The two available engines are nowhere near state-of-the-art technology, either. The base 2.0-litre unit produces 148 horsepower and 145 pound-feet of torque, while the optional 2.4-litre mill is potent enough with 168 horsepower and 167 pound-feet of torque. However, both are mated to a continuously variable transmission and quickly start complaining when you depress the throttle.

Driving the 2020 Mitsubishi RVR is just not that pleasant. The biggest problem, once again, is the excessive noise—not only from the engine but also the wind, the road and the suspension. Furthermore, the ride is fairly harsh around town and steering is not among the segment’s best.

Photo: Mitsubishi

Build quality is anything but impressive. Want an example? Part of the dome light assembly fell out at one point during our test drive and I couldn’t manage to put it back in place properly, so it kept falling again. That’s simply unacceptable for a brand new vehicle.

Also, it’s a good thing gas is cheap at the moment (well below $1 per litre), because the little RVR has a big appetite at the pump. The official combined rating from Natural Resources Canada is 9.2 or 9.4 L/100 km, depending on which engine you choose. In comparison, the Subaru Crosstrek (7.9 L/100 km), Mazda CX-30 (8.9 L/100 km) and Honda HR-V (8.5 L/100 km) are all more efficient.

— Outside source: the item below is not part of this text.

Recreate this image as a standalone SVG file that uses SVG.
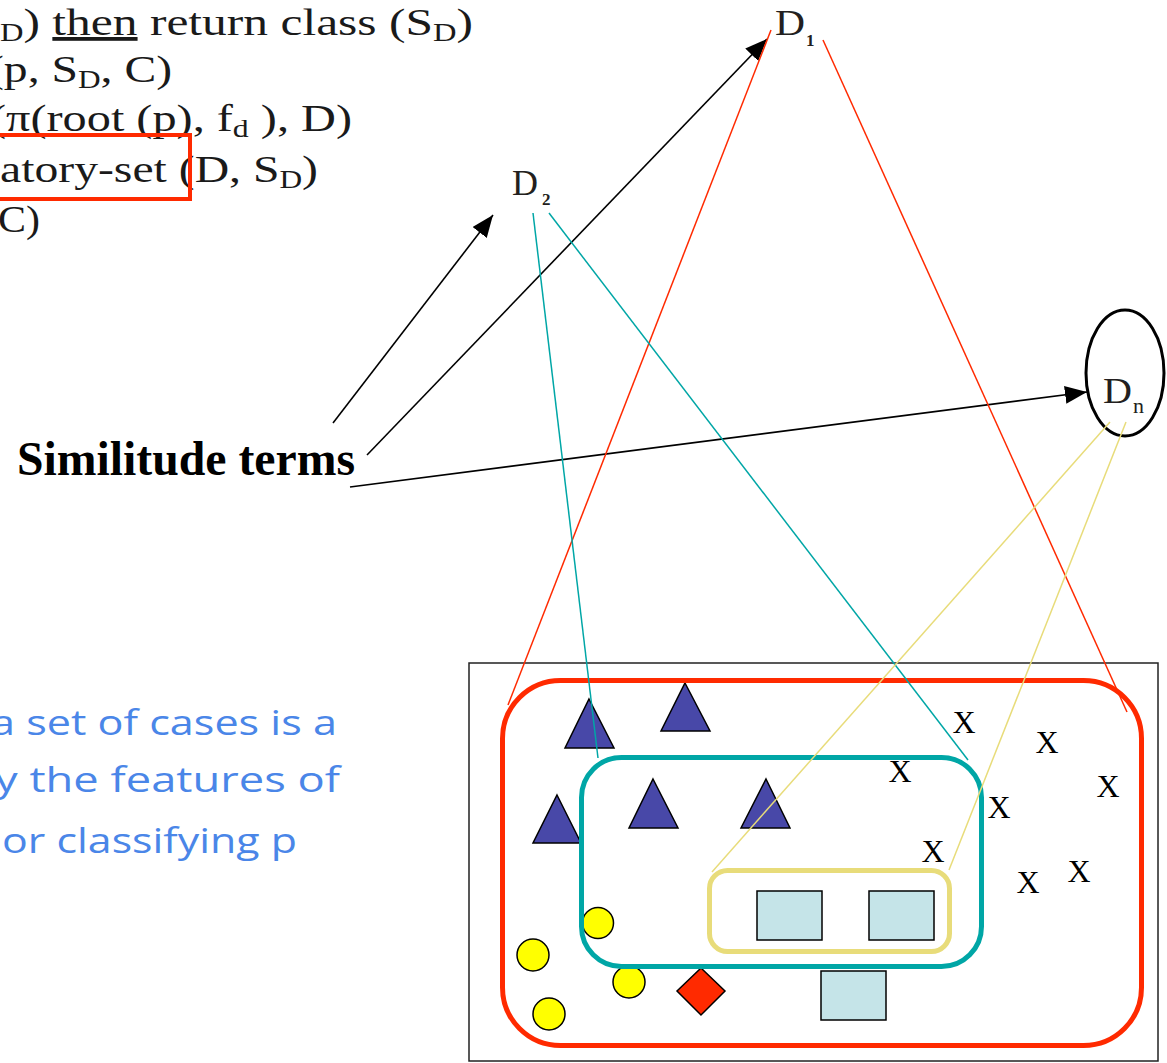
<svg xmlns="http://www.w3.org/2000/svg" width="1167" height="1063" viewBox="0 0 1167 1063">
<style>
.serif{font-family:"Liberation Serif","Times New Roman",serif;fill:#1a1a1a;}
.code{font-size:38px;}
.sub{font-size:25px;}
.lbl{font-family:"Liberation Serif","Times New Roman",serif;fill:#231f20;font-size:36px;}
.lsub{font-family:"Liberation Serif","Times New Roman",serif;fill:#231f20;}
.blue{font-family:"Open Sans","Noto Sans",sans-serif;fill:#4a86e8;font-size:34px;}
.x{font-family:"Liberation Serif","Times New Roman",serif;font-size:32px;fill:#000;text-anchor:middle;}
.tri{fill:#4848a8;stroke:#000;stroke-width:1.5;stroke-linejoin:miter;}
.circ{fill:#ffff00;stroke:#000;stroke-width:1.5;}
.sq{fill:#c5e4e8;stroke:#000;stroke-width:1.5;}
.arrow{stroke:#000;stroke-width:1.6;fill:none;}
.red{stroke:#ff2a00;stroke-width:1.5;fill:none;}
.teal{stroke:#00a6a6;stroke-width:1.5;fill:none;}
.yel{stroke:#e8dc7a;stroke-width:1.5;fill:none;}
</style>
<defs>
<marker id="ah" markerUnits="userSpaceOnUse" markerWidth="24" markerHeight="20" refX="22" refY="9" orient="auto">
<path d="M0,0 L22,9 L0,18 z" fill="#000"/>
</marker>
</defs>
<rect width="1167" height="1063" fill="#fff"/>

<g id="pseudocode">
<text class="serif code" x="0" y="35" textLength="473" lengthAdjust="spacingAndGlyphs"><tspan class="sub" dy="6">D</tspan><tspan dy="-6">) </tspan><tspan text-decoration="underline">then</tspan> return class (S<tspan class="sub" dy="6">D</tspan><tspan dy="-6">)</tspan></text>
<text class="serif code" x="-12" y="82" textLength="184" lengthAdjust="spacingAndGlyphs">(p, S<tspan class="sub" dy="6">D</tspan><tspan dy="-6">, C)</tspan></text>
<text class="serif code" x="-10" y="131" textLength="362" lengthAdjust="spacingAndGlyphs">(π(root (p), f<tspan class="sub" dy="6">d</tspan><tspan dy="-6"> ), D)</tspan></text>
<text class="serif code" x="0" y="182" textLength="318" lengthAdjust="spacingAndGlyphs">atory-set (D, S<tspan class="sub" dy="6">D</tspan><tspan dy="-6">)</tspan></text>
<text class="serif code" x="-2" y="232" textLength="42" lengthAdjust="spacingAndGlyphs">C)</text>
<rect x="-10" y="135" width="200" height="64" fill="none" stroke="#ff2a00" stroke-width="4"/>
</g>

<g id="D1">
<text class="lbl" x="775" y="35" textLength="30" lengthAdjust="spacingAndGlyphs">D</text>
<text class="lsub" x="806" y="46" style="font-size:17px;font-weight:bold">1</text>
</g>
<g id="D2">
<text class="lbl" x="512" y="195" textLength="26" lengthAdjust="spacingAndGlyphs">D</text>
<text class="lsub" x="542" y="205" style="font-size:17px;font-weight:bold">2</text>
</g>
<g id="Dn">
<ellipse cx="1125" cy="373" rx="39" ry="63" fill="#fff" stroke="#000" stroke-width="3"/>
<text class="lbl" x="1103" y="403" textLength="29" lengthAdjust="spacingAndGlyphs">D</text>
<text class="lsub" x="1133" y="413" style="font-size:22px">n</text>
</g>

<g id="similitude">
<text x="17" y="475" font-family="Liberation Serif, Times New Roman, serif" font-weight="bold" font-size="48" fill="#000" textLength="338" lengthAdjust="spacingAndGlyphs">Similitude terms</text>
</g>

<g id="note">
<text class="blue" x="-9" y="735" textLength="346" lengthAdjust="spacingAndGlyphs">a set of cases is a</text>
<text class="blue" x="-5" y="792" textLength="345" lengthAdjust="spacingAndGlyphs">y the features of</text>
<text class="blue" x="2" y="853" textLength="295" lengthAdjust="spacingAndGlyphs">or classifying p</text>
</g>

<g id="caseSpace">
<rect x="469" y="663" width="689" height="398" fill="#fff" stroke="#222" stroke-width="1.5"/>
<g id="triangles">
<polygon class="tri" points="589,699 614,748 565,748"/>
<polygon class="tri" points="685,683 710,731 661,731"/>
<polygon class="tri" points="557,795 581,843 533,843"/>
<polygon class="tri" points="653,779 678,828 629,828"/>
<polygon class="tri" points="766,779 790,828 741,828"/>
</g>
<g id="circles">
<circle class="circ" cx="598" cy="923" r="15.5"/>
<circle class="circ" cx="533" cy="955" r="16"/>
<circle class="circ" cx="629" cy="982" r="16"/>
<circle class="circ" cx="549" cy="1014" r="16"/>
</g>
<polygon id="diamond" points="701,968 725,991 701,1015 677,991" fill="#ff2a00" stroke="#000" stroke-width="1.5"/>
<g id="squares">
<rect class="sq" x="757" y="891" width="65" height="49"/>
<rect class="sq" x="869" y="891" width="65" height="49"/>
<rect class="sq" x="821" y="971" width="65" height="49"/>
</g>
<g id="xs">
<text class="x" x="964" y="733">X</text>
<text class="x" x="1047" y="753">X</text>
<text class="x" x="900" y="782">X</text>
<text class="x" x="1108" y="797">X</text>
<text class="x" x="999" y="818">X</text>
<text class="x" x="933" y="862">X</text>
<text class="x" x="1079" y="882">X</text>
<text class="x" x="1028" y="893">X</text>
</g>
<rect id="setD1" x="502.5" y="680.5" width="639" height="365" rx="58" fill="none" stroke="#ff2a00" stroke-width="5"/>
<rect id="setD2" x="581.5" y="757.5" width="400" height="209" rx="40" fill="none" stroke="#00a6a6" stroke-width="5"/>
<rect id="setDn" x="709.5" y="870.5" width="240" height="81" rx="18" fill="none" stroke="#e8dc7a" stroke-width="5"/>
</g>

<g id="connectors">
<line class="arrow" x1="333" y1="423" x2="493" y2="215" marker-end="url(#ah)"/>
<line class="arrow" x1="367" y1="455" x2="767" y2="39" marker-end="url(#ah)"/>
<line class="arrow" x1="350" y1="487" x2="1087" y2="392" marker-end="url(#ah)"/>
<line class="red" x1="771" y1="30" x2="508" y2="705"/>
<line class="red" x1="823" y1="40" x2="1127" y2="712"/>
<line class="teal" x1="533" y1="213" x2="598" y2="758"/>
<line class="teal" x1="549" y1="213" x2="968" y2="760"/>
<line class="yel" x1="1110" y1="422" x2="712" y2="872"/>
<line class="yel" x1="1126" y1="422" x2="949" y2="870"/>
</g>
</svg>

This begs the question: why hasn’t Mitsubishi released a plug-in hybrid variant yet? The larger Outlander PHEV is enjoying relative success so far as the first affordable plug-in hybrid compact SUV in Canada. It may not be perfect, but it does stand out from the competition. The company could have done the same trick with the RVR, which happens to be its best-selling model. Alas, SUV buyers who want a pocket-sized PHEV will now turn to the new Crosstrek Plug-in Hybrid.

Photo: Mitsubishi

On a positive note, Mitsubishi still offers tremendous coverage on all its vehicles including the RVR. You get a 5-year/100,000 km limited vehicle warranty along with a 10-year/160,000 km powertrain warranty. What’s more, reliability is good overall. This is a brand that doesn’t innovate very much and prefers to use time-tested components.

If you’re interested in the RVR, you should know that there are many cheaper alternatives out there. Pricing starts at $22,998 (plus freight and delivery), but you’ll have to settle for a FWD model. You’re better off with an AWD model, especially since Mitsubishi’s system is a good one featuring a 4x4 Lock mode. Prepare to pay at least $25,498—or $27,998 with the bigger engine.

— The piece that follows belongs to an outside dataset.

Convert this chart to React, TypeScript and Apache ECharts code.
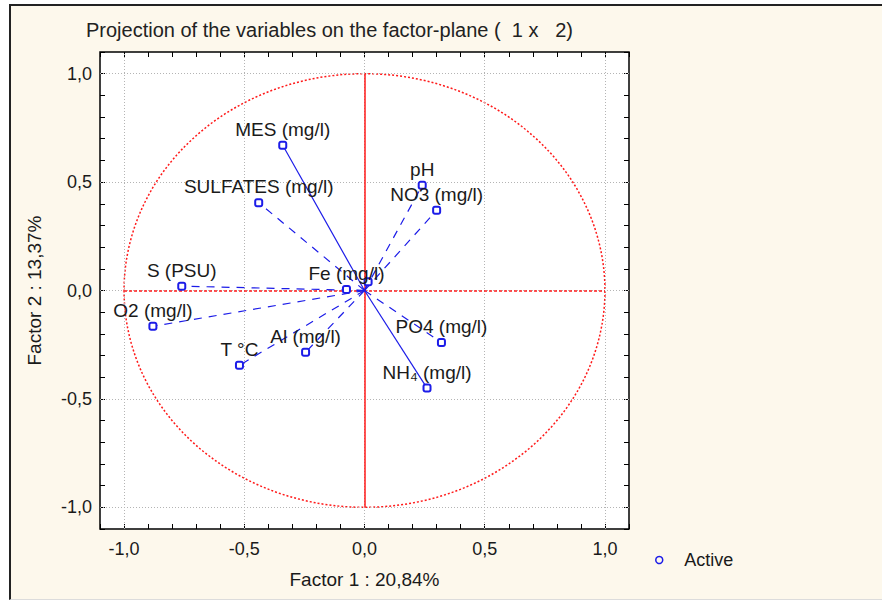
import React, { useEffect, useRef } from 'react';
import * as echarts from 'echarts';

// Variable loadings on factor 1 (x) and factor 2 (y)
const variableNames = [
  'MES (mg/l)',
  'SULFATES (mg/l)',
  'S (PSU)',
  'O2 (mg/l)',
  'T °C',
  'Al (mg/l)',
  'Fe (mg/l)',
  'pH',
  'NO3 (mg/l)',
  'PO4 (mg/l)',
  'NH₄ (mg/l)',
  '',
];
const factor1 = [-0.34, -0.44, -0.76, -0.88, -0.52, -0.245, -0.075, 0.24, 0.3, 0.32, 0.26, 0.015];
const factor2 = [0.67, 0.405, 0.02, -0.165, -0.345, -0.285, 0.005, 0.485, 0.37, -0.24, -0.45, 0.04];
const vectorStyles = [
  'solid', 'dashed', 'dashed', 'dashed', 'dashed', 'dashed',
  'dashed', 'dashed', 'dashed', 'dashed', 'solid', 'solid',
];
const gridTicks = [-1, -0.5, 0, 0.5, 1];
const unitRadius = 1;

const BLUE = '#1c1ce8';
const RED = '#ff1a1a';
const TEXT = '#1a1a1a';
const FONT = '"Liberation Sans", Arial, sans-serif';

function tickLabel(v: number): string {
  const r = Math.round(v * 10);
  if (r % 5 !== 0 || Math.abs(r) > 10) return '';
  return (r / 10).toFixed(1).replace('.', ',');
}

export default function App() {
  const ref = useRef<HTMLDivElement>(null);

  useEffect(() => {
    if (!ref.current) return;
    const chart = echarts.init(ref.current, null, { renderer: 'svg' });

    const vectorSeries = variableNames.map((name, i) => ({
      type: 'line',
      name: 'Active',
      z: 5,
      data: [
        { value: [0, 0], symbol: 'none' },
        {
          value: [factor1[i], factor2[i]],
          label: {
            show: name !== '',
            formatter: name,
            position: 'top',
            distance: 2,
            color: TEXT,
            fontSize: 19,
            fontFamily: FONT,
          },
        },
      ],
      symbol: 'emptyRoundRect',
      symbolSize: 7,
      showSymbol: true,
      itemStyle: { color: BLUE, borderColor: BLUE, borderWidth: 1.5 },
      lineStyle: {
        color: BLUE,
        width: 1.2,
        type: vectorStyles[i] === 'dashed' ? [8, 7] : 'solid',
      },
      emphasis: { disabled: true },
      silent: true,
    }));

    const axisCommon = {
      type: 'value',
      min: -1.1,
      max: 1.1,
      interval: 0.1,
      axisLine: { show: false, onZero: false },
      axisTick: { show: true, inside: true, length: 5, lineStyle: { color: '#000', width: 1 } },
      splitLine: { show: false },
    };

    chart.setOption({
      animation: false,
      title: {
        text: 'Projection of the variables on the factor-plane (  1 x   2)',
        left: 81,
        top: 15,
        textStyle: { fontSize: 20, fontWeight: 'normal', color: '#222', fontFamily: FONT },
      },
      legend: {
        data: [
          {
            name: 'Active',
            icon: 'circle',
            itemStyle: { color: 'transparent', borderColor: BLUE, borderWidth: 1.5 },
          },
        ],
        left: 650,
        top: 546,
        itemWidth: 40,
        itemHeight: 7,
        textStyle: { fontSize: 18, color: TEXT, fontFamily: FONT },
        selectedMode: false,
      },
      grid: {
        left: 100,
        top: 52,
        width: 529,
        height: 477,
        show: true,
        backgroundColor: '#ffffff',
        borderColor: '#000',
        borderWidth: 1.5,
      },
      xAxis: [
        {
          ...axisCommon,
          position: 'bottom',
          name: 'Factor 1 : 20,84%',
          nameLocation: 'middle',
          nameGap: 41,
          nameTextStyle: { fontSize: 19, color: TEXT, fontFamily: FONT },
          axisLabel: { formatter: tickLabel, fontSize: 18, color: TEXT, margin: 11, fontFamily: FONT },
        },
        {
          ...axisCommon,
          position: 'top',
          axisLabel: { show: false },
        },
      ],
      yAxis: [
        {
          ...axisCommon,
          position: 'left',
          name: 'Factor 2 : 13,37%',
          nameLocation: 'middle',
          nameGap: 56,
          nameTextStyle: { fontSize: 19, color: TEXT, fontFamily: FONT },
          axisLabel: { formatter: tickLabel, fontSize: 18, color: TEXT, margin: 8, fontFamily: FONT },
        },
        {
          ...axisCommon,
          position: 'right',
          axisLabel: { show: false },
        },
      ],
      series: [
        {
          // dotted reference grid at the labelled ticks
          type: 'scatter',
          data: [],
          silent: true,
          z: 1,
          markLine: {
            silent: true,
            symbol: ['none', 'none'],
            label: { show: false },
            lineStyle: { color: '#b4b4b4', type: [1, 2], width: 1 },
            emphasis: { disabled: true },
            data: [
              ...gridTicks.map((v) => ({ xAxis: v })),
              ...gridTicks.map((v) => ({ yAxis: v })),
            ],
          },
        },
        {
          // unit correlation circle and its two diameters
          type: 'custom',
          data: [[0, 0]],
          silent: true,
          clip: false,
          z: 2,
          renderItem: (_params: any, api: any) => {
            const c = api.coord([api.value(0), api.value(1)]);
            const s = api.size([unitRadius, unitRadius]);
            const rx = s[0];
            const ry = s[1];
            return {
              type: 'path',
              shape: {
                pathData: `M0 1 A1 1 0 1 0 2 1 A1 1 0 1 0 0 1 Z`,
                x: c[0] - rx,
                y: c[1] - ry,
                width: 2 * rx,
                height: 2 * ry,
                layout: 'cover',
              },
              style: { fill: 'none', stroke: RED, lineWidth: 1.5, lineDash: [2, 2] },
            };
          },
          markLine: {
            silent: true,
            symbol: ['none', 'none'],
            label: { show: false },
            emphasis: { disabled: true },
            data: [
              [
                { coord: [0, -unitRadius], lineStyle: { color: RED, type: 'solid', width: 1.5 } },
                { coord: [0, unitRadius] },
              ],
              [
                { coord: [-unitRadius, 0], lineStyle: { color: RED, type: [3, 2], width: 1.5 } },
                { coord: [unitRadius, 0] },
              ],
            ],
          },
        },
        ...vectorSeries,
      ],
    });

    return () => chart.dispose();
  }, []);

  return (
    <div style={{ position: 'fixed', left: 0, top: 0, width: 882, height: 601, background: '#ffffff' }}>
      <div
        style={{
          position: 'absolute',
          left: 9,
          top: 4,
          right: 0,
          bottom: 1,
          background: '#fdf8ec',
          borderTop: '2px solid #222',
          borderLeft: '2px solid #222',
          borderBottom: '1px solid #dcdcdc',
        }}
      />
      <div ref={ref} style={{ position: 'absolute', left: 0, top: 0, width: 882, height: 601 }} />
    </div>
  );
}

Our top-of-the-line GT AWC tester carried a price of $33,998, which is an outrageous sum considering what you get in return.

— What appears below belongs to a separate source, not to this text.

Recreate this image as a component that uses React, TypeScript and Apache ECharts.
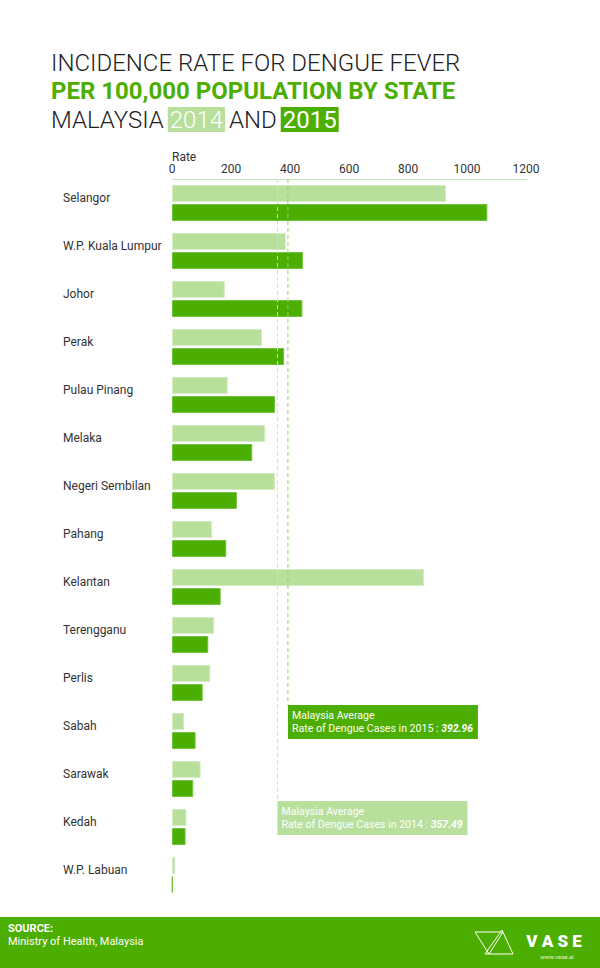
import React, { useEffect, useRef } from 'react';
import * as echarts from 'echarts';

const categories = [
  'Selangor', 'W.P. Kuala Lumpur', 'Johor', 'Perak', 'Pulau Pinang', 'Melaka',
  'Negeri Sembilan', 'Pahang', 'Kelantan', 'Terengganu', 'Perlis', 'Sabah',
  'Sarawak', 'Kedah', 'W.P. Labuan',
];
const rate2014 = [929, 386, 179, 305, 189, 316, 349, 136, 854, 143, 130, 41, 97, 49, 11];
const rate2015 = [1069, 444, 442, 380, 349, 272, 220, 184, 165, 123, 104, 80, 72, 46, 2];
const xTicks = { min: 0, max: 1200, interval: 200 };
const average2014 = 357.49;
const average2015 = 392.96;
const average2014Row = 'Kedah';
const average2015Row = 'Sabah';

const DARK = '#4cae01';
const LIGHT = '#b8df9c';
const FONT = 'Roboto';

export default function App() {
  const ref = useRef<HTMLDivElement>(null);
  useEffect(() => {
    const chart = echarts.init(ref.current!, null, { renderer: 'svg' });
    chart.setOption({
      animation: false,
      backgroundColor: '#ffffff',
      textStyle: { fontFamily: FONT },
      grid: { left: 172, right: 74, top: 179, bottom: 69, containLabel: false },
      xAxis: {
        type: 'value',
        position: 'top',
        min: xTicks.min,
        max: xTicks.max,
        interval: xTicks.interval,
        splitLine: { show: false },
        axisTick: { show: false },
        axisLine: { show: true, lineStyle: { color: '#c9e7b6', width: 1 } },
        axisLabel: {
          color: '#333', fontSize: 12, fontFamily: FONT, margin: 4,
          formatter: (v: number) => String(v),
        },
      },
      yAxis: {
        type: 'category',
        inverse: true,
        data: categories,
        axisLine: { show: false },
        axisTick: { show: false },
        axisLabel: {
          color: '#333', fontSize: 12, fontFamily: FONT, align: 'left', margin: 109,
          verticalAlign: 'bottom', lineHeight: 10,
        },
      },
      series: [
        {
          name: '2014', type: 'bar', data: rate2014, barWidth: 17, barGap: '12%',
          itemStyle: { color: LIGHT, borderColor: '#d3edc3', borderWidth: 1 },
        },
        {
          name: '2015', type: 'bar', data: rate2015, barWidth: 17,
          itemStyle: { color: DARK, borderColor: '#72c23e', borderWidth: 1 },
        },
      ],
    });

    const px = (v: number, c: string) => chart.convertToPixel({ gridIndex: 0 }, [v, c]) as number[];
    const first = px(0, categories[0]);
    const second = px(0, categories[1]);
    const band = second[1] - first[1];
    const gridTop = first[1] - band / 2;

    const annot = (avg: number, row: string, year: string, fill: string, lineColor: string) => {
      const p = px(avg, row);
      const top = p[1] - 26;
      return [
        {
          type: 'line', z: 10,
          shape: { x1: p[0], y1: gridTop, x2: p[0], y2: top },
          style: { stroke: lineColor, lineWidth: 1, lineDash: [4, 3] },
        },
        { type: 'rect', z: 11, shape: { x: p[0], y: top, width: 190, height: 34 }, style: { fill } },
        {
          type: 'text', z: 12, x: p[0] + 4, y: top + 4,
          style: {
            text: 'Malaysia Average\nRate of Dengue Cases in ' + year + ' : {v|' + avg.toFixed(2) + '}',
            fill: '#ffffff', fontSize: 10.6, fontFamily: FONT, lineHeight: 13,
            verticalAlign: 'top', align: 'left',
            rich: { v: { fill: '#ffffff', fontSize: 10.4, fontFamily: FONT, fontWeight: 'bold', fontStyle: 'italic', lineHeight: 13 } },
          },
        },
      ];
    };

    chart.setOption({
      graphic: [
        {
          type: 'text', x: 51, y: 51,
          style: { text: 'INCIDENCE RATE FOR DENGUE FEVER', fill: '#222', fontSize: 24, fontFamily: FONT, fontWeight: 300, verticalAlign: 'top' },
        },
        {
          type: 'text', x: 51, y: 79,
          style: { text: 'PER 100,000 POPULATION BY STATE', fill: DARK, fontSize: 24, fontFamily: FONT, fontWeight: 'bold', verticalAlign: 'top' },
        },
        {
          type: 'text', x: 51, y: 107,
          style: {
            text: 'MALAYSIA{s| }{a|2014}{s| }AND{s| }{b|2015}', fill: '#222', fontSize: 24, fontFamily: FONT, fontWeight: 300, verticalAlign: 'top',
            rich: {
              s: { fontSize: 16, fontFamily: FONT },
              a: { fill: '#ffffff', backgroundColor: LIGHT, padding: [1, 2, 0, 2], fontSize: 24, fontFamily: FONT, fontWeight: 300 },
              b: { fill: '#ffffff', backgroundColor: DARK, padding: [1, 2, 0, 2], fontSize: 24, fontFamily: FONT, fontWeight: 400 },
            },
          },
        },
        {
          type: 'text', x: 172, y: 157,
          style: { text: 'Rate', fill: '#333', fontSize: 12, fontFamily: FONT, verticalAlign: 'middle' },
        },
        ...annot(average2015, average2015Row, '2015', DARK, '#8fd46a'),
        ...annot(average2014, average2014Row, '2014', LIGHT, '#cdeabb'),
        { type: 'rect', shape: { x: 0, y: 917, width: 600, height: 51 }, style: { fill: DARK } },
        {
          type: 'text', x: 8, y: 923,
          style: { text: 'SOURCE:', fill: '#fff', fontSize: 11, fontFamily: FONT, fontWeight: 'bold', verticalAlign: 'top' },
        },
        {
          type: 'text', x: 8, y: 936,
          style: { text: 'Ministry of Health, Malaysia', fill: '#fff', fontSize: 11, fontFamily: FONT, verticalAlign: 'top' },
        },
        {
          type: 'polygon', shape: { points: [[475, 932], [503, 932], [489, 954]] },
          style: { fill: 'none', stroke: '#fff', lineWidth: 1 },
        },
        {
          type: 'polygon', shape: { points: [[502, 930], [485, 954], [513, 954]] },
          style: { fill: 'none', stroke: '#fff', lineWidth: 1 },
        },
        {
          type: 'text', x: 554, y: 941,
          style: { text: 'V A S E', fill: '#fff', fontSize: 17, fontFamily: FONT, fontWeight: 900, align: 'center', verticalAlign: 'middle' },
        },
        {
          type: 'text', x: 557, y: 956,
          style: { text: 'www.vase.ai', fill: '#e8f5dc', fontSize: 6, fontFamily: FONT, align: 'center', verticalAlign: 'middle' },
        },
      ],
    });
    return () => chart.dispose();
  }, []);
  return <div ref={ref} style={{ position: 'fixed', left: 0, top: 0, width: 600, height: 968 }} />;
}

In a crowded segment dominated by the Hyundai Kona (The Car Guide’s Best Buy among sub-compact SUVs), Subaru Crosstrek, Nissan Qashqai, Honda HR-V and Mazda CX-3/CX-30, the 2020 Mitsubishi RVR just doesn’t have enough desirable features and qualities to compete.

Test drive report
Test model 2020 Mitsubishi RVR
Trim level SE AWC
Price range $27,998 – $28,258
Price as tested 27 998 $
Warranty (basic) 5 years/100,000 km
Warranty (powertrain) 10 years/160,000 km
Fuel economy (city/highway/observed) 10,3 / 8,3 / N/A L/100km
Options N/A
Competitive models 2020 Ford EcoSport, 2020 Honda HR-V, 2020 Hyundai Kona, 2021 Kia Seltos, 2020 Nissan Qashqai, 2020 Mazda CX-3, 2020 Subaru Crosstrek, 2020 Jeep Renegade
Strong points
  • Unbeatable warranty
  • Good long-term reliability
  • Roomy interior
Weak points
  • Excessive noise
  • Build quality needs improvements
  • Outdated design, especially inside
Editor's rating
Fuel economy 2.0/5 The RVR is quite thirsty at the fuel pump for a small SUV.
Comfort 2.0/5 The ride is fairly harsh and the amount of noise is excessive.
Performance 3.0/5 The larger 2.4-litre engine is potent enough.
Infotainment 3.0/5 The system is decent at best and the overall interface is somewhat dated.
Driving 2.0/5 Driving the Mitsubishi RVR is just not that pleasant.
Overall 2.0/5 Despite its unbeatable warranty, it’s hard to make a case for the RVR. The competition is much better.